C’est sûr que pour beaucoup de gens, ce n’est pas un réflexe d’acheter du vin à l’épicerie. Mais les dégustations et les explications qu’on donne aux clients les rassurent beaucoup. On en fait aussi la promotion au vignoble, auprès des gens qui viennent nous visiter. Tous sont surpris mais contents d’apprendre qu’ils peuvent maintenant acheter nos vins dans les épiceries. Il y a un préjugé, c’est clair. Par contre, avec l’arrivée récente des vins québécois sur les tablettes des supermarchés, on ne pourra plus dire qu’on n’y trouve que des vins «plates». 

Un marché menacé par les accords internationaux

Les litiges entre deux pays à l’Organisation mondiale du commerce sont souvent pointus et passent souvent inaperçus. Mais certains d’entre eux peuvent avoir des conséquences directes sur notre économie et sur nos entrepreneurs. C’est le cas du litige qui oppose l’Australie et le Canada et qui concerne la mise en marché des vins canadiens. 
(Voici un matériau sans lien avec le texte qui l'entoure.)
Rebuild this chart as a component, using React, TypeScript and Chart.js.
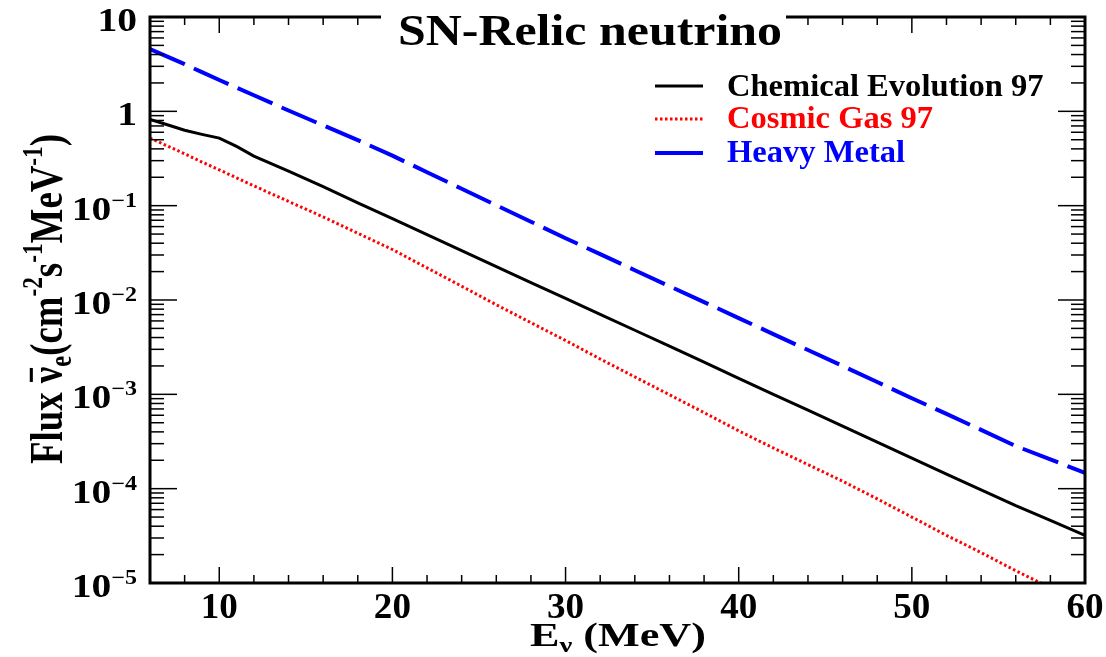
import React, { useEffect, useRef } from "react";
import { Chart, registerables } from "chart.js";

Chart.register(...registerables);

// ---------------- data ----------------
const energies = [6, 7, 8, 9, 10, 11, 12, 14, 16, 18, 20, 22, 24, 26, 28, 30, 32, 34, 36, 38, 40, 42, 44, 46, 48, 50, 52, 54, 56, 58, 60];

const chemicalEvolution97 = [
  0.82, 0.72, 0.63, 0.57, 0.52, 0.425, 0.335, 0.232, 0.159, 0.107, 0.0728, 0.0493, 0.0334, 0.0226, 0.0153,
  0.0104, 0.00705, 0.00478, 0.00324, 0.00219, 0.00148, 0.001, 6.8e-4, 4.6e-4, 3.12e-4, 2.11e-4, 1.43e-4,
  9.7e-5, 6.6e-5, 4.6e-5, 3.2e-5,
];

const cosmicGas97 = [
  0.52, 0.43, 0.355, 0.29, 0.24, 0.197, 0.162, 0.111, 0.076, 0.051, 0.0343, 0.0219, 0.014, 0.0089, 0.00575,
  0.00372, 0.00237, 0.00153, 9.9e-4, 6.4e-4, 4.1e-4, 2.7e-4, 1.8e-4, 1.2e-4, 7.8e-5, 5.0e-5, 3.2e-5,
  2.1e-5, 1.35e-5, 8.9e-6, 5.8e-6,
];

const heavyMetal = [
  4.58, 3.8, 3.16, 2.6, 2.15, 1.78, 1.48, 1.02, 0.71, 0.495, 0.339, 0.226, 0.151, 0.101, 0.0676,
  0.0452, 0.0306, 0.0207, 0.014, 0.0095, 0.00643, 0.00435, 0.00295, 0.002, 0.00135, 9.1e-4, 6.2e-4,
  4.2e-4, 2.83e-4, 2.04e-4, 1.47e-4,
];

const seriesNames = ["Chemical Evolution 97", "Cosmic Gas 97", "Heavy Metal"];
const seriesColors = ["#000000", "#ff0000", "#0000ff"];

const xMajorTicks = [10, 20, 30, 40, 50, 60];
const xMinorTicks = [8, 12, 14, 16, 18, 22, 24, 26, 28, 32, 34, 36, 38, 42, 44, 46, 48, 52, 54, 56, 58];
const yDecadeExponents = [1, 0, -1, -2, -3, -4, -5];

const chartTitle = "SN-Relic neutrino";

// ---------------- text helpers ----------------
const FAM = '"Liberation Serif", "Times New Roman", serif';

type Part = { t: string; size: number; dy?: number; overline?: boolean };

function fontOf(size: number) {
  return `bold ${size}px ${FAM}`;
}

function partsWidth(ctx: CanvasRenderingContext2D, parts: Part[]) {
  let w = 0;
  for (const p of parts) {
    ctx.font = fontOf(p.size);
    w += ctx.measureText(p.t).width;
  }
  return w;
}

function drawParts(
  ctx: CanvasRenderingContext2D,
  parts: Part[],
  x: number,
  y: number,
  align: "left" | "center" | "right",
  color: string,
  sx: number,
  sy = 1,
  targetWidth?: number
) {
  const w = partsWidth(ctx, parts);
  const scx = targetWidth ? targetWidth / w : sx;
  ctx.save();
  ctx.translate(x, y);
  ctx.scale(scx, sy);
  let cx = align === "left" ? 0 : align === "center" ? -w / 2 : -w;
  ctx.textAlign = "left";
  ctx.textBaseline = "alphabetic";
  ctx.fillStyle = color;
  ctx.strokeStyle = color;
  for (const p of parts) {
    ctx.font = fontOf(p.size);
    const pw = ctx.measureText(p.t).width;
    ctx.fillText(p.t, cx, p.dy || 0);
    if (p.overline) {
      ctx.lineWidth = 2;
      ctx.beginPath();
      ctx.moveTo(cx + 1, -0.66 * p.size);
      ctx.lineTo(cx + pw - 1, -0.66 * p.size);
      ctx.stroke();
    }
    cx += pw;
  }
  ctx.restore();
}

function line(ctx: CanvasRenderingContext2D, x1: number, y1: number, x2: number, y2: number) {
  ctx.beginPath();
  ctx.moveTo(x1, y1);
  ctx.lineTo(x2, y2);
  ctx.stroke();
}

const decorPlugin = {
  id: "decor",
  afterDraw(chart: any) {
    const ctx: CanvasRenderingContext2D = chart.ctx;
    const { left, right, top, bottom } = chart.chartArea;
    const xs = chart.scales.x;
    const ys = chart.scales.y;
    ctx.save();

    // ticks (inside, mirrored)
    ctx.strokeStyle = "#000";
    ctx.lineWidth = 1.5;
    ctx.setLineDash([]);
    for (const v of xMajorTicks) {
      const px = xs.getPixelForValue(v);
      line(ctx, px, bottom, px, bottom - 16);
      line(ctx, px, top, px, top + 16);
    }
    for (const v of xMinorTicks) {
      const px = xs.getPixelForValue(v);
      line(ctx, px, bottom, px, bottom - 8);
      line(ctx, px, top, px, top + 8);
    }
    for (const e of yDecadeExponents) {
      const py = ys.getPixelForValue(Math.pow(10, e));
      line(ctx, left, py, left + 27, py);
      line(ctx, right, py, right - 27, py);
      if (e < 1) {
        for (let m = 2; m <= 9; m++) {
          const pm = ys.getPixelForValue(m * Math.pow(10, e));
          line(ctx, left, pm, left + 14, pm);
          line(ctx, right, pm, right - 14, pm);
        }
      }
    }

    // frame
    ctx.lineWidth = 3;
    ctx.strokeRect(left, top, right - left, bottom - top);

    // y tick labels
    for (const e of yDecadeExponents) {
      const py = ys.getPixelForValue(Math.pow(10, e));
      let parts: Part[];
      if (e === 1) parts = [{ t: "10", size: 33 }];
      else if (e === 0) parts = [{ t: "1", size: 33 }];
      else parts = [{ t: "10", size: 33 }, { t: "\u2212" + String(-e), size: 20, dy: -13 }];
      drawParts(ctx, parts, left - 13, py + 14, "right", "#000", 1.2);
    }

    // x tick labels
    for (const v of xMajorTicks) {
      const px = xs.getPixelForValue(v);
      drawParts(ctx, [{ t: String(v), size: 36 }], px, bottom + 35, "center", "#000", 1.03);
    }

    // x axis title
    drawParts(
      ctx,
      [{ t: "E", size: 34 }, { t: "\u03bd", size: 22, dy: 6 }, { t: " (MeV)", size: 34 }],
      618,
      646,
      "center",
      "#000",
      1,
      1,
      176
    );

    // y axis title (rotated)
    ctx.save();
    ctx.translate(62, 299);
    ctx.rotate(-Math.PI / 2);
    drawParts(
      ctx,
      [
        { t: "Flux ", size: 30 },
        { t: "\u03bd", size: 30, overline: true },
        { t: "e", size: 20, dy: 6 },
        { t: "(cm", size: 30 },
        { t: "-2", size: 19, dy: -13 },
        { t: "s", size: 30 },
        { t: "-1", size: 19, dy: -13 },
        { t: "MeV", size: 30 },
        { t: "-1", size: 19, dy: -13 },
        { t: ")", size: 30 },
      ],
      0,
      0,
      "center",
      "#000",
      1,
      1.55,
      330
    );
    ctx.restore();

    // legend
    const legendY = [86, 119, 153];
    const legendBase = [96, 128, 162];
    for (let i = 0; i < 3; i++) {
      ctx.strokeStyle = seriesColors[i];
      ctx.lineWidth = i === 2 ? 4 : 3;
      ctx.setLineDash(i === 1 ? [2.5, 2.5] : []);
      line(ctx, 655, legendY[i], 703, legendY[i]);
      ctx.setLineDash([]);
      drawParts(ctx, [{ t: seriesNames[i], size: 31 }], 727, legendBase[i], "left", seriesColors[i], 1.05);
    }

    // title with white box over the top frame
    ctx.fillStyle = "#ffffff";
    ctx.fillRect(381, 0, 405, 52);
    drawParts(ctx, [{ t: chartTitle, size: 45 }], 398, 45, "left", "#000", 1, 1, 384);

    ctx.restore();
  },
};

export default function App() {
  const canvasRef = useRef<HTMLCanvasElement | null>(null);

  useEffect(() => {
    const canvas = canvasRef.current;
    if (!canvas) return;
    const allSeries = [chemicalEvolution97, cosmicGas97, heavyMetal];
    const chart = new Chart(canvas, {
      type: "line",
      data: {
        datasets: allSeries.map((vals, i) => ({
          label: seriesNames[i],
          data: energies.map((e, j) => ({ x: e, y: vals[j] })),
          borderColor: seriesColors[i],
          backgroundColor: seriesColors[i],
          borderWidth: i === 2 ? 4 : 3,
          borderDash: i === 1 ? [2.5, 2.5] : i === 2 ? [38, 10] : [],
          pointRadius: 0,
          tension: 0,
          fill: false,
        })),
      },
      options: {
        responsive: false,
        maintainAspectRatio: false,
        animation: false,
        layout: { padding: { left: 0, right: 21, top: 17, bottom: 0 } },
        plugins: {
          legend: { display: false },
          title: { display: false },
          tooltip: { enabled: false },
        },
        scales: {
          x: {
            type: "linear",
            min: 6,
            max: 60,
            ticks: { display: false },
            grid: { display: false, drawTicks: false },
            border: { display: false },
            afterFit: (s: any) => {
              s.height = 74;
            },
          },
          y: {
            type: "logarithmic",
            min: 1e-5,
            max: 10,
            ticks: { display: false },
            grid: { display: false, drawTicks: false },
            border: { display: false },
            afterFit: (s: any) => {
              s.width = 150;
            },
          },
        },
      } as any,
      plugins: [decorPlugin],
    });
    return () => chart.destroy();
  }, []);

  return (
    <div style={{ position: "fixed", left: 0, top: 0, width: 1106, height: 657, background: "#fff" }}>
      <canvas ref={canvasRef} width={1106} height={657} style={{ display: "block" }} />
    </div>
  );
}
Bien que les trois autres provinces concernées aient réglé la question, ici au Québec, les négociations sont toujours en cours. Ce qui est visé par la plainte faite par l'Australie: l’accès direct aux épiceries pour les vins d'ici et la majoration de la SAQ en épicerie, de laquelle les produits québécois sont exemptés. Le dénouement de ce litige pourrait transformer, voire faire disparaître, ce jeune et lucratif marché pour les vignerons d’ici.

«Si on passe par le même processus que les vins importés et [qu’on doit donner une majoration à la SAQ], ça ne sera plus rentable d'être en épicerie et il faudra qu'on sorte de là, déplore Simon Naud. Mais je pense que le réseau est rendu trop important pour nous et il faudra que les gouvernements et les associations de vignerons se mettent ensemble pour trouver une façon de poursuivre la mise en marché dans les épiceries, et que ça reste rentable. C'est crucial pour le développement des vignerons québécois, pour les petits producteurs qui veulent se faire une niche dans ce marché-là.»